Perché il ricorso è stato dichiarato inammissibile?
Perché il ricorrente non ha segnalato un vero errore di fatto, ma ha sollevato una questione di diritto relativa al momento in cui il reato è stato commesso. Questo tipo di doglianza non rientra nelle ipotesi previste dall’art. 625-bis cod. proc. pen.
Quali sono le conseguenze di un ricorso inammissibile in questo caso?

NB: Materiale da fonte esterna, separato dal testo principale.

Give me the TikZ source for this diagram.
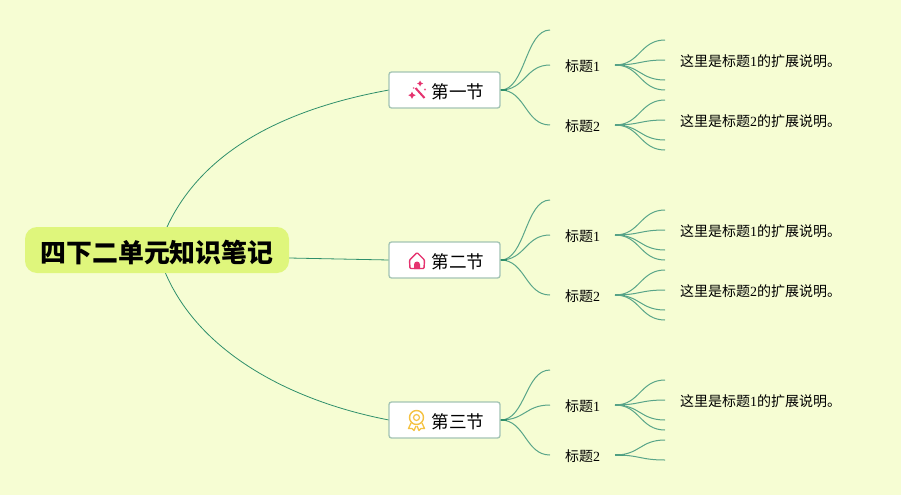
\documentclass[tikz,border=0pt]{standalone}
\usepackage{fontspec}
\setmainfont{Noto Sans CJK SC}
\newfontfamily\digitfont{Liberation Serif}
\newcommand{\dg}[1]{{\digitfont #1}}
\definecolor{bgc}{HTML}{F6FDD3}
\definecolor{rootc}{HTML}{DFF67C}
\definecolor{linec}{HTML}{2F8F6B}
\definecolor{boxc}{HTML}{A3C4B4}
\definecolor{pinkc}{HTML}{E5336F}
\definecolor{goldc}{HTML}{F5C242}
\tikzset{
  x=1pt,y=-1pt,
  rootnode/.style={fill=rootc,rounded corners=12pt,minimum width=264pt,minimum height=46pt,inner sep=0pt},
  roottext/.style={inner sep=0pt,font=\fontsize{25.9}{30}\selectfont\bfseries},
  secnode/.style={draw=boxc,line width=1.3pt,fill=white,rounded corners=2.5pt,minimum width=111pt,minimum height=36pt,inner sep=0pt},
  sectext/.style={inner sep=0pt,font=\fontsize{17.6}{20}\selectfont},
  subnode/.style={inner sep=0pt,font=\fontsize{14}{17}\selectfont},
  notenode/.style={inner sep=0pt,anchor=west,font=\fontsize{14}{17}\selectfont},
  mainline/.style={draw=linec,line width=0.8pt},
  branchline/.style={draw=linec!80,line width=1pt},
  stubline/.style={draw=linec,line width=1.6pt},
}
\newcommand{\branch}[2]{% from coordinate #1 to coordinate #2, S-curve
  \draw[branchline] (#1) .. controls ($(#1)!0.5!(#1-|#2)$) and ($(#2)!0.5!(#1|-#2)$) .. (#2);}
\usetikzlibrary{calc}
\begin{document}
\begin{tikzpicture}
\useasboundingbox (0,0) rectangle (901,495);
\fill[bgc] (0,0) rectangle (901,495);

% root and sections
\coordinate (rootT) at (167,227);
\coordinate (rootB) at (165,272);
\coordinate (rootR) at (289,258);
\draw[mainline] (rootT) .. controls (205,145) and (295,107) .. (389,90) coordinate (sa1);
\draw[mainline] (rootB) .. controls (200,355) and (295,402) .. (389,420) coordinate (sa3);
\draw[mainline] (rootR) -- (389,260) coordinate (sa2);
\node[rootnode] (root) at (157,250) {};
\node[roottext] (roottitle) at (157,252) {四下二单元知识笔记};

\foreach \n/\y in {1/90,2/260,3/420}{
  \node[secnode] (sec\n) at (444.5,\y) {};
  \coordinate (out\n) at (sec\n.east);
}
\node[sectext,anchor=west] (t1) at (431.5,91.5) {第一节};
\node[sectext,anchor=west] (t2) at (431.5,261.5) {第二节};
\node[sectext,anchor=west] (t3) at (431.5,421.5) {第三节};

% wand icon
\draw[pinkc,line width=2pt] (415.5,88) -- (424.5,98);
\fill[pinkc] (412,91.5) -- (413.2,94) -- (415.7,95.2) -- (413.2,96.4) -- (412,98.9) -- (410.8,96.4) -- (408.3,95.2) -- (410.8,94) -- cycle;
\fill[pinkc] (420,80.5) -- (421,82.5) -- (423,83.5) -- (421,84.5) -- (420,86.5) -- (419,84.5) -- (417,83.5) -- (419,82.5) -- cycle;
\fill[pinkc!70] (413.5,88) circle (1pt);
\fill[pinkc!80] (425,89.5) circle (1.2pt);
% house icon
\draw[pinkc,line width=1.4pt,line join=round,rounded corners=1pt] (409.5,260) -- (417,252.5) -- (424.5,260) -- (424,268.5) -- (410,268.5) -- cycle;
\fill[pinkc] (414,269) -- (414,264.5) arc[start angle=180,end angle=0,radius=3pt] -- (420,269) -- cycle;
% medal icon
\draw[goldc,line width=1.4pt] (416.5,417.5) circle (7pt);
\draw[goldc,line width=1.2pt] (416.5,417.5) circle (3pt);
\draw[goldc,line width=1.3pt,line join=round] (411,423) -- (408.5,428.5) -- (412,428.5) -- (414,430.5) -- (416,426);
\draw[goldc,line width=1.3pt,line join=round] (422,423) -- (424.5,428.5) -- (421,428.5) -- (419,430.5) -- (417,426);

% first-level branches and sub-labels
\foreach \s/\a/\b/\c in {1/30/65/125, 2/200/235/295, 3/370/405/455}{
  \coordinate (e\s a) at (550,\a);
  \coordinate (e\s b) at (550,\b);
  \coordinate (e\s c) at (550,\c);
  \branch{out\s}{e\s a}
  \branch{out\s}{e\s b}
  \branch{out\s}{e\s c}
  \draw[stubline] (out\s) -- ++(6,0);
}
\foreach \s/\b/\c in {1/66.5/126.5, 2/236.5/296.5, 3/406.5/456.5}{
  \node[subnode,anchor=west] (l\s x) at (565,\b) {标题\dg{1}};
  \node[subnode,anchor=west] (l\s y) at (565,\c) {标题\dg{2}};
  \coordinate (o\s x) at (615,\b-1.5);
  \coordinate (o\s y) at (615,\c-1.5);
  \draw[stubline] (o\s x) -- ++(10,0);
  \draw[stubline] (o\s y) -- ++(10,0);
}
% second-level branches
\foreach \o/\y in {1x/40,1x/60,1x/80,1x/90,1y/100,1y/120,1y/140,1y/150,
                   2x/210,2x/230,2x/250,2x/260,2y/270,2y/290,2y/310,2y/320,
                   3x/380,3x/400,3x/420,3x/430,3y/440,3y/460}{
  \coordinate (f) at (665,\y);
  \branch{o\o}{f}
}
% notes
\node[notenode] (n1) at (680,61.5) {这里是标题\dg{1}的扩展说明。};
\node[notenode] (n2) at (680,121.5) {这里是标题\dg{2}的扩展说明。};
\node[notenode] (n3) at (680,231.5) {这里是标题\dg{1}的扩展说明。};
\node[notenode] (n4) at (680,291.5) {这里是标题\dg{2}的扩展说明。};
\node[notenode] (n5) at (680,401.5) {这里是标题\dg{1}的扩展说明。};
\end{tikzpicture}
\end{document}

Il ricorrente è stato condannato al pagamento delle spese processuali e al versamento di una somma di tremila euro in favore della Cassa delle ammende.
Testo del provvedimento
Ordinanza di Cassazione Penale Sez. 6 Num. 3106 Anno 2025
Penale Ord. Sez. 6 Num. 3106 Anno 2025
Presidente: COGNOME
Relatore: COGNOME NOME COGNOME
Data Udienza: 11/12/2024
ORDINANZA
sul ricorso proposto da COGNOME NOME a Palermo il 31/07/1968
avverso l’ordinanza del 07/11/2023 emessa dalla Corte di Cassazione;
visti gli atti e la ordinanza impugnata; esaminati i motivi del ricorso;
udita la relazione svolta dal consigliere NOME COGNOME
OSSERVA
Rilevato che l’errore di fatto verificatosi nel giudizio di legittimità e oggetto del rimedio previsto dall’art. 625-bis cod. proc. pen. consiste in un errore percettivo causato da una svista o da un equivoco in cui la Corte di cassazione sia incorsa nella lettura degli atti interni al giudizio stesso e connotato dall’influenza esercitata sul processo formativo della volontà, viziato dall’inesatta percezione delle risultanze processuali che abbia condotto a una decisione diversa da quella che sarebbe stata adottata senza di esso (Sez. U, n. 16103 del 27/03/2002,
Basile, in cui si precisa che, qualora la causa dell’errore non sia identificabile esclusivamente in una fuorviata rappresentazione percettiva e la decisione abbia comunque contenuto valutativo, non è configurabile un errore di fatto, bensì di giudizio);
Rilevato che nessun errore di fatto è stato in realtà segnalato dal ricorrente nella ordinanza in epigrafe, fermo restando che a fronte di contestazione chiusa fino al 2011 non avrebbe potuto configurarsi sovrapposizione e che comunque le eccezioni sollevate si risolverebbero nella prospettazione, aspecifica, di un errore di diritto sul tempo di avvenuta consumazione della fattispecie associativa, che invero non trova riscontro nel provvedimento impugnato;
Ritenuto, dunque, che il ricorso, oltre che generico, è stato presentato al di fuori delle ipotesi di cui all’art. 625-bis cod. proc. pen.;
Ritenuto, quindi, che il ricorso deve essere dichiarato inammissibile con procedura de plano e il ricorrente condannato al pagamento delle spese processuali e della somma di euro tremila in favore della Cassa delle ammende.
P. Q. M.
Dichiara inammissibile il ricorso e condanna il ricorrente al pagamento delle spese processuali e della somma di euro tremila in favore della Cassa delle ammende.